[Some records]
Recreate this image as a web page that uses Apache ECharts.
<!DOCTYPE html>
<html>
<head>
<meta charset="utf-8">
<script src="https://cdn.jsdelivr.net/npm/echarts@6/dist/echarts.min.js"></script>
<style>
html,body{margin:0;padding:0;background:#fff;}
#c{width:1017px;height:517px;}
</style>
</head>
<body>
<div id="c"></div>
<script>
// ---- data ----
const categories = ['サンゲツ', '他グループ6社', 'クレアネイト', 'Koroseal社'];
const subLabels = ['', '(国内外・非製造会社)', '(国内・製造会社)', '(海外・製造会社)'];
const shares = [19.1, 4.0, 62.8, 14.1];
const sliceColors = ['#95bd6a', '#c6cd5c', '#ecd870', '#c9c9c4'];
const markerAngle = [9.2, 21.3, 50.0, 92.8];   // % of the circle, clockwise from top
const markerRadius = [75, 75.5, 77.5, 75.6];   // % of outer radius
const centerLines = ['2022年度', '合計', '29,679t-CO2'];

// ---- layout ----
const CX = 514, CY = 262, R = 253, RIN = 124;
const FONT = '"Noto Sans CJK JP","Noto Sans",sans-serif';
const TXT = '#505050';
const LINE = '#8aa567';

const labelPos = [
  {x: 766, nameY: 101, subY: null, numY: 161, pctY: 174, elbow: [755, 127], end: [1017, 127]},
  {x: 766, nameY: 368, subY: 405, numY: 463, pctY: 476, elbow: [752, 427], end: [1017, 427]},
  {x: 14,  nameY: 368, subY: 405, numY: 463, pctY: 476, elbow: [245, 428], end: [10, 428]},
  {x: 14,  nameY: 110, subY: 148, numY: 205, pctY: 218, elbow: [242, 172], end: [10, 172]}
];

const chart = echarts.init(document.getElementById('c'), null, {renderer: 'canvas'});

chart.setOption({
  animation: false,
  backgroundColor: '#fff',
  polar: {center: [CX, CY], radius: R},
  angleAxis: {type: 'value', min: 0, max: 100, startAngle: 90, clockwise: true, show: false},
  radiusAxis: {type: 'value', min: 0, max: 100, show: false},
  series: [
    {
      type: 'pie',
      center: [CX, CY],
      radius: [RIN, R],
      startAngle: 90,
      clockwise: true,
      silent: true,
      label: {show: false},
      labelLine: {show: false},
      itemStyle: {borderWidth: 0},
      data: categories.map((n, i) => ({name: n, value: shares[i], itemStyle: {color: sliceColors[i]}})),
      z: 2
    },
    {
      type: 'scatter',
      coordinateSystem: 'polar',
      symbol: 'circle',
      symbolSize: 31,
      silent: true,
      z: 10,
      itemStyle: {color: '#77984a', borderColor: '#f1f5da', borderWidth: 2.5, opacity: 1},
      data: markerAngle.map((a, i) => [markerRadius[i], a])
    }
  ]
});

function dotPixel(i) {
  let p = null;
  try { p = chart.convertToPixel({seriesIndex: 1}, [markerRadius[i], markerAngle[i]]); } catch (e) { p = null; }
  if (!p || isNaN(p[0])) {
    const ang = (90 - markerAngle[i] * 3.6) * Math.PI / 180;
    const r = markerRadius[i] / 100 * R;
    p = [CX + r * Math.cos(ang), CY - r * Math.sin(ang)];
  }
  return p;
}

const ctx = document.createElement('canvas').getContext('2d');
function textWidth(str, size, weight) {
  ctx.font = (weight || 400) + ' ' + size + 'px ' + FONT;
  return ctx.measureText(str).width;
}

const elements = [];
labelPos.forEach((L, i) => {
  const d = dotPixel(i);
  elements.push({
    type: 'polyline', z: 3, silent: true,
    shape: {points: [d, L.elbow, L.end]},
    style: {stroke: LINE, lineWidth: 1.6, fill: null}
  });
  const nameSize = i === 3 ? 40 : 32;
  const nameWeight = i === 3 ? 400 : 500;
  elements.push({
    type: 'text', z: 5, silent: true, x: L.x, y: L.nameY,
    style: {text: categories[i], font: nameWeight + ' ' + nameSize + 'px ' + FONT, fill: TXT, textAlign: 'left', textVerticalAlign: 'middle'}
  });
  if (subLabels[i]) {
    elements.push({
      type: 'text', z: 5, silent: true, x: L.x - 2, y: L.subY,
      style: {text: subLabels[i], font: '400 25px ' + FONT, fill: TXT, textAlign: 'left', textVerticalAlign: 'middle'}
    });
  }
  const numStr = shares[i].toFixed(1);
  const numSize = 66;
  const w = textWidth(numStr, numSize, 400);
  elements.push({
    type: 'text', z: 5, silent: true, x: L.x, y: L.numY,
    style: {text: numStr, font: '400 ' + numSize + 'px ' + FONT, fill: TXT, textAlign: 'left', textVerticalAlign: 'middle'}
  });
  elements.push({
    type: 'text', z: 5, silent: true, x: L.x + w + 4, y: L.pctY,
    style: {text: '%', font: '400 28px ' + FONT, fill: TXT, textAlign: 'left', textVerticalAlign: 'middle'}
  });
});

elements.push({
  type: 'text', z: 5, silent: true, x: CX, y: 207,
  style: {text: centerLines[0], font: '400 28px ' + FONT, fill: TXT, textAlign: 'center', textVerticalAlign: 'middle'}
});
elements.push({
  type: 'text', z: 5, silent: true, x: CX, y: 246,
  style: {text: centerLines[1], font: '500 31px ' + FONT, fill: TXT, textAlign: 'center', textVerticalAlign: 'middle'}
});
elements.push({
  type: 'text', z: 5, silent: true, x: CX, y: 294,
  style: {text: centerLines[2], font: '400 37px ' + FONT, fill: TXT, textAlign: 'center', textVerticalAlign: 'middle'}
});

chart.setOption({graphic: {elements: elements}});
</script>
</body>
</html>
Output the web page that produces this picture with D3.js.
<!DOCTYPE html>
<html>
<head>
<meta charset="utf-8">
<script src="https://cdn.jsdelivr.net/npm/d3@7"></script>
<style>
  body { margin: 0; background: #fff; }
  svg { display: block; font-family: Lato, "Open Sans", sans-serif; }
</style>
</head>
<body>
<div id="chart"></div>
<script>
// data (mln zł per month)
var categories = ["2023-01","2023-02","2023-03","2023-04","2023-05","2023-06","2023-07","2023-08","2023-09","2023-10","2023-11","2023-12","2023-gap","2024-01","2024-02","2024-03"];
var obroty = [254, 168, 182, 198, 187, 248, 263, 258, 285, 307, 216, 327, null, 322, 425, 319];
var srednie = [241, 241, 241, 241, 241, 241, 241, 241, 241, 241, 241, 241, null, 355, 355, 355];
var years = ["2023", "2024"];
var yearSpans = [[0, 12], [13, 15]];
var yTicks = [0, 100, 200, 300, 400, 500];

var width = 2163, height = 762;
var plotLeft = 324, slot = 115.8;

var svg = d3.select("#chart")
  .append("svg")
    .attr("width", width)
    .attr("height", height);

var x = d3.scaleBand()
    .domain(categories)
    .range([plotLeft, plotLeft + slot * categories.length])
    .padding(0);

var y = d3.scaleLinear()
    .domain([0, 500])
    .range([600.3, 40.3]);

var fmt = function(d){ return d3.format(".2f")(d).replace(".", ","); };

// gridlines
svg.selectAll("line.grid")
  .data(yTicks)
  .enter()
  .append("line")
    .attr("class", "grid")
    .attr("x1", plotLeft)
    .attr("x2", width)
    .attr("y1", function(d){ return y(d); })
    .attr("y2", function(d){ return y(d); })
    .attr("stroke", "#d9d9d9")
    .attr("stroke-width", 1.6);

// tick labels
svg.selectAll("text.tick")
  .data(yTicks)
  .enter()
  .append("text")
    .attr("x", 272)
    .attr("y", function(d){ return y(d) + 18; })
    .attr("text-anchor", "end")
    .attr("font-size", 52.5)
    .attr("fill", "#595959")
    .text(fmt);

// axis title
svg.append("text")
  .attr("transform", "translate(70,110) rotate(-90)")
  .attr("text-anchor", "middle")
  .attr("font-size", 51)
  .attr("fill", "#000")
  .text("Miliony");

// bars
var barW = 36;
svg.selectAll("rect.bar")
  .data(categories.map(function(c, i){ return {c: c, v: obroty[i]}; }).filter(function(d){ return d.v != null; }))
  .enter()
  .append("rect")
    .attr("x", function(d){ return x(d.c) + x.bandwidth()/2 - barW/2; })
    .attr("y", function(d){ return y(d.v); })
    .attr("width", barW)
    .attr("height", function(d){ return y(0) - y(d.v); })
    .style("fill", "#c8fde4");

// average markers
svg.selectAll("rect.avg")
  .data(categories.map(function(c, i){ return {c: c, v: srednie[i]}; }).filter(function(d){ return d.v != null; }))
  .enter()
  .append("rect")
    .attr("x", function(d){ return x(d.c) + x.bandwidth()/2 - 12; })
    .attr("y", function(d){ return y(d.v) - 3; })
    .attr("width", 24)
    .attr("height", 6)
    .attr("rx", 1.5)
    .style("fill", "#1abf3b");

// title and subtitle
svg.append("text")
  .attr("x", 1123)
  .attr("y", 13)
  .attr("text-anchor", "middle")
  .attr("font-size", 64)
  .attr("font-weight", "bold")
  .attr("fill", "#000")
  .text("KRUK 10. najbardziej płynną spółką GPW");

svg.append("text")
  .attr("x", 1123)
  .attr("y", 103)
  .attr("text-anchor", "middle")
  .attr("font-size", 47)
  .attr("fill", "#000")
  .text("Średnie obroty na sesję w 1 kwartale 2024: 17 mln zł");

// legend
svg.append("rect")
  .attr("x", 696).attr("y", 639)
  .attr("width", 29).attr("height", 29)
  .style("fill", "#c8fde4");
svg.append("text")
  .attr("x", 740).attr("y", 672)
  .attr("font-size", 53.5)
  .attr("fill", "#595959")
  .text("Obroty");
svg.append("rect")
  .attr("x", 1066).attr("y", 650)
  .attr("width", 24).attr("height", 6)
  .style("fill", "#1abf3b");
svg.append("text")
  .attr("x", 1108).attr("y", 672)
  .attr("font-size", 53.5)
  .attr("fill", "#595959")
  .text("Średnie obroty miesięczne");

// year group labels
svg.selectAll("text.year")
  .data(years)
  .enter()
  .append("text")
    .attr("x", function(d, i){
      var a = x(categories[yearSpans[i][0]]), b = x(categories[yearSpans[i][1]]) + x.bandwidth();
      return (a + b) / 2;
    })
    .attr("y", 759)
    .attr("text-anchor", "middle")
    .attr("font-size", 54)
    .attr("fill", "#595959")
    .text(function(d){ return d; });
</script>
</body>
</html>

[YOUR GOAL] Lines holding the word "page" in the entries above are the ones to pull out. Copy them all.

[OUTPUT OF THE EXERCISE]
Recreate this image as a web page that uses Apache ECharts.
Output the web page that produces this picture with D3.js.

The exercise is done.